If your plants are not getting enough magnesium they will start to develop brown spotting on the leaf tips and margins, between darker green veins there will be some yellowing as the deficiency progresses the leaf tips will turn brown, curl upward and eventually die. In severe cases the whole plant could turn a yellow/white shaded color before dying.

So what causes a magnesium deficiency?  In soil applications there is usually magnesium in the soil but unavailable to the plants because the soil is too cold, wet or acidic. It can also be trapped in the soil if the EC is too high, the root system of the plant is too small or there is an excess of nitrogen, potassium, and calcium.

How can you fix this? Add a Calcium- Magnesium supplement to your plant


Is your plant getting too much?

This is a very rare problem, and very hard to see but in extreme cases of magnesium build up in the medium there will be conflicts with other nutrients such as calcium.

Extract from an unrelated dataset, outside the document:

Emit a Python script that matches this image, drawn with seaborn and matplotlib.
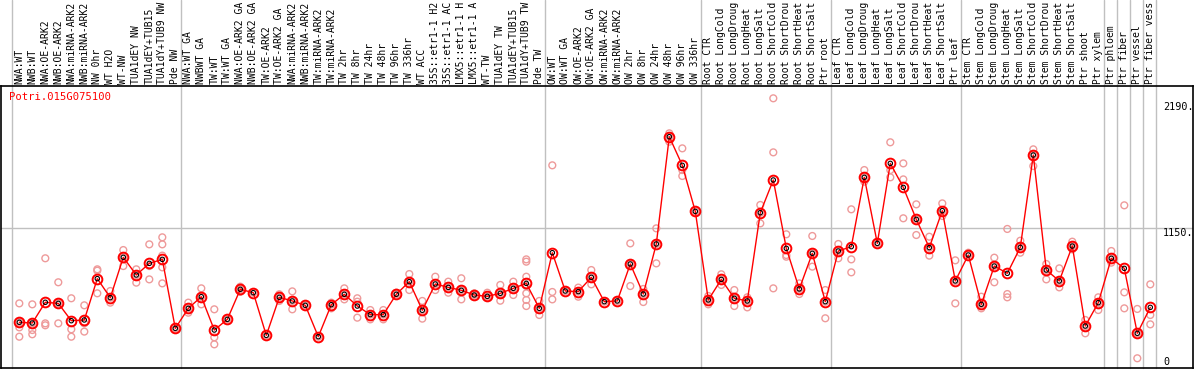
import pandas as pd
import seaborn as sns
import matplotlib.pyplot as plt
import matplotlib.transforms as mtransforms

# gene shown in the panel
gene = "Potri.015G075100"

# sample names, left to right (as far as they show in the header strip)
labels = [
    "NWA:WT", "NWB:WT", "NWA:OE-ARK2", "NWB:OE-ARK2", "NWA:miRNA-ARK2", "NWB:miRNA-ARK2",
    "NW 0hr", "WT H2O", "WT-NW", "TUA1dEY NW", "TUA1dEY+TUB15", "TUA1dY+TUB9 NW", "Pde NW",
    "NWA:WT GA", "NWBWT GA", "TW:WT", "TW:WT GA", "NWA:OE-ARK2 GA", "NWB:OE-ARK2 GA",
    "TW:OE-ARK2", "TW:OE-ARK2 GA", "NWA:miRNA-ARK2", "NWB:miRNA-ARK2", "TW:miRNA-ARK2",
    "TW:miRNA-ARK2", "TW 2hr", "TW 8hr", "TW 24hr", "TW 48hr", "TW 96hr", "TW 336hr",
    "WT ACC", "35S::etr1-1 H2", "35S::etr1-1 AC", "LMX5::etr1-1 H", "LMX5::etr1-1 A",
    "WT-TW", "TUA1dEY TW", "TUA1dEY+TUB15", "TUA1dY+TUB9 TW", "Pde TW",
    "OW:WT", "OW:WT GA", "OW:OE-ARK2", "OW:OE-ARK2 GA", "OW:miRNA-ARK2", "OW:miRNA-ARK2",
    "OW 2hr", "OW 8hr", "OW 24hr", "OW 48hr", "OW 96hr", "OW 336hr",
    "Root CTR", "Root LongCold", "Root LongDroug", "Root LongHeat", "Root LongSalt",
    "Root ShortCold", "Root ShortDrou", "Root ShortHeat", "Root ShortSalt", "Ptr root",
    "Leaf CTR", "Leaf LongCold", "Leaf LongDroug", "Leaf LongHeat", "Leaf LongSalt",
    "Leaf ShortCold", "Leaf ShortDrou", "Leaf ShortHeat", "Leaf ShortSalt", "Ptr leaf",
    "Stem CTR", "Stem LongCold", "Stem LongDroug", "Stem LongHeat", "Stem LongSalt",
    "Stem ShortCold", "Stem ShortDrou", "Stem ShortHeat", "Stem ShortSalt",
    "Ptr shoot", "Ptr xylem", "Ptr phloem", "Ptr fiber", "Ptr vessel", "Ptr fiber vess",
]

# mean expression per sample
means = [
    369, 363, 534, 525, 382, 388, 729, 572, 905, 759, 855, 888, 319,
    484, 580, 305, 393, 641, 613, 261, 575, 545, 509, 250, 514, 600, 503, 432, 432,
    600, 704, 468, 685, 657, 633, 594, 583, 608, 649, 690, 484,
    943, 627, 622, 740, 539, 545, 850, 602, 1015, 1900, 1664, 1284,
    553, 723, 567, 545, 1273, 1543, 979, 644, 938, 539,
    957, 993, 1565, 1020, 1680, 1482, 1218, 985, 1290, 710,
    924, 517, 833, 773, 987, 1749, 800, 710, 998, 338, 531,
    897, 814, 278, 492,
]

# single replicates per sample
reps = [
    [525, 369, 327, 250], [517, 363, 305, 270], [897, 360, 344], [699, 525, 360],
    [567, 311, 250], [509, 360, 292], [806, 795, 608], [627, 572, 531], [965, 905, 833],
    [806, 759, 696], [1012, 833, 723], [1070, 1012, 919, 822, 690], [319, 319],
    [531, 484, 448], [649, 580, 517], [476, 245, 187], [393], [663, 641, 620], [613], [261],
    [600, 575, 545], [624, 545, 476], [509], [250], [531, 514, 484], [649, 600, 558],
    [567, 539, 407], [470, 432, 393], [470, 432, 393], [613, 600], [767, 704, 635],
    [545, 468, 399], [745, 685, 635], [704, 657, 613], [732, 633, 558], [608, 594, 580],
    [613, 583, 580], [677, 608, 547], [704, 649, 594], [888, 869, 745, 668, 608, 553, 503],
    [545, 484, 429],
    [1664, 619, 558], [627], [655, 622, 580], [800, 740, 682], [539], [545],
    [1020, 850, 668], [644, 602, 536], [1144, 1015, 855], [1928, 1900, 1859],
    [1804, 1625, 1576], [1284],
    [586, 553, 517], [765, 723, 677], [635, 567, 503], [575, 545, 492], [1337, 1273, 1185],
    [2217, 1771, 649], [1095, 924, 910], [690, 644, 602], [1081, 938, 828], [635, 539, 402],
    [1015, 957, 897], [1301, 888, 781], [1625, 1565, 1529], [1020], [1854, 1625, 1565],
    [1680, 1548, 1227], [1342, 1218, 1089], [1075, 985, 919], [1350, 1290, 1246],
    [880, 710, 525],
    [943, 924], [580, 517, 484], [902, 833, 699], [1139, 602, 575], [1042, 987, 943],
    [1796, 1749, 1658], [850, 800, 723], [814, 710, 657], [1034, 998, 971], [388, 338, 278],
    [575, 531, 470], [957, 897, 861], [1334, 616, 484], [479, 278, 72], [682, 429, 352],
]

# last sample of each block (gray separators)
group_ends = [12, 40, 52, 62, 72, 83, 84, 85, 86, 87]

ytick_vals = [0, 1150, 2190]
ytick_text = ["0", "1150.", "2190."]

df_mean = pd.DataFrame({"pos": range(len(labels)), "label": labels, "expr": means})
df_rep = pd.DataFrame([(i, v) for i, vals in enumerate(reps) for v in vals],
                      columns=["pos", "expr"])

sns.set_style("white")
plt.rcParams["font.family"] = ["DejaVu Sans Mono"]

W, H = 1194, 370
fig = plt.figure(figsize=(W / 100, H / 100), dpi=100)
ax = fig.add_axes([1 / W, 1 - 368 / H, 1192 / W, 282 / H])

# separators and reference line
sep_top = 368 / 282
ax.axvline(-0.6, ymin=0, ymax=sep_top, color="#c0c0c0", lw=1, clip_on=False)
for g in group_ends:
    ax.axvline(g + 0.42, ymin=0, ymax=sep_top, color="#c0c0c0", lw=1, clip_on=False)
ax.axhline(1150, color="#c0c0c0", lw=1)

# replicates
sns.scatterplot(data=df_rep, x="pos", y="expr", ax=ax, marker="o", s=24,
                facecolor="none", edgecolor="#ee9a9a", linewidth=1, zorder=3)

# means
sns.lineplot(data=df_mean, x="pos", y="expr", ax=ax, color="red", lw=1,
             marker="o", markersize=7, markerfacecolor="none",
             markeredgecolor="red", markeredgewidth=1.4, zorder=4)
sns.scatterplot(data=df_mean, x="pos", y="expr", ax=ax, marker="o", s=10,
                facecolor="none", edgecolor="black", linewidth=0.8, zorder=5)

ax.set_xlim((1 - 19.3) / 13, (1193 - 19.3) / 13)
ax.set_ylim((367 - 368) / 0.1212, (367 - 86) / 0.1212)
ax.set_xticks([])
ax.set_yticks([])
ax.set_xlabel("")
ax.set_ylabel("")
for s in ax.spines.values():
    s.set_color("black")
    s.set_linewidth(1.2)

# sample names above the frame
trans_x = ax.get_xaxis_transform()
for i, lab in enumerate(labels):
    ax.text(i, 1 + 2 / 282, lab, transform=trans_x, rotation=90, ha="center",
            va="bottom", fontsize=7.0, color="black", clip_on=False)

# value labels on the right
trans_y = mtransforms.blended_transform_factory(ax.transAxes, ax.transData)
for v, t in zip(ytick_vals, ytick_text):
    ax.text((1163 - 1) / 1192, v, t, transform=trans_y, ha="left",
            va="bottom" if v == 0 else "top", fontsize=7.3, color="black")

ax.text(8 / 1192, (368 - 97) / 282, gene, transform=ax.transAxes, color="red",
        fontsize=7.6, ha="left", va="center")

fig.savefig("out.png", dpi=100)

Calcium is needed as much as all major nutrients in all fast growing plants. Calcium is responsible for aiding in cell manufacturing, growth, and building strong root and cellular walls.  It also helps keep cell reliability and membrane permeability to ensure proper flow of sugars and nitrogen.

So is your plant getting enough?

Calcium deficiencies are somewhat uncommon in indoor gardens, but are still possible. Since plants can frequently use more calcium than is what available and it can be washed out of the leaves when are sprayed with water. When a plant is lacking in calcium the plant will start to have weak stems, the leaves will be a darker green, and new growth will be stunted. Pay attention to the new growth on your plant, if the plant is not getting enough calcium it will start to get a yellow or purple hue on the shoots.

What causes this?

Humidity when maxed out causes the stomata of the plant to close and transpiration in the plant stops making the calcium unavailable to the plant.

How to fix the problem: Make sure your humidity is under control, and if need be add a calcium- Magnesium supplement.


Do you have an excess?

Signs of having too much calcium are leaf wilting and possibly stunted growth. In hydroponic scenarios if there is an excess of calcium it will bind with sulfur in the water and cause the water to become cloudy and form a residue at the bottom of the reservoir.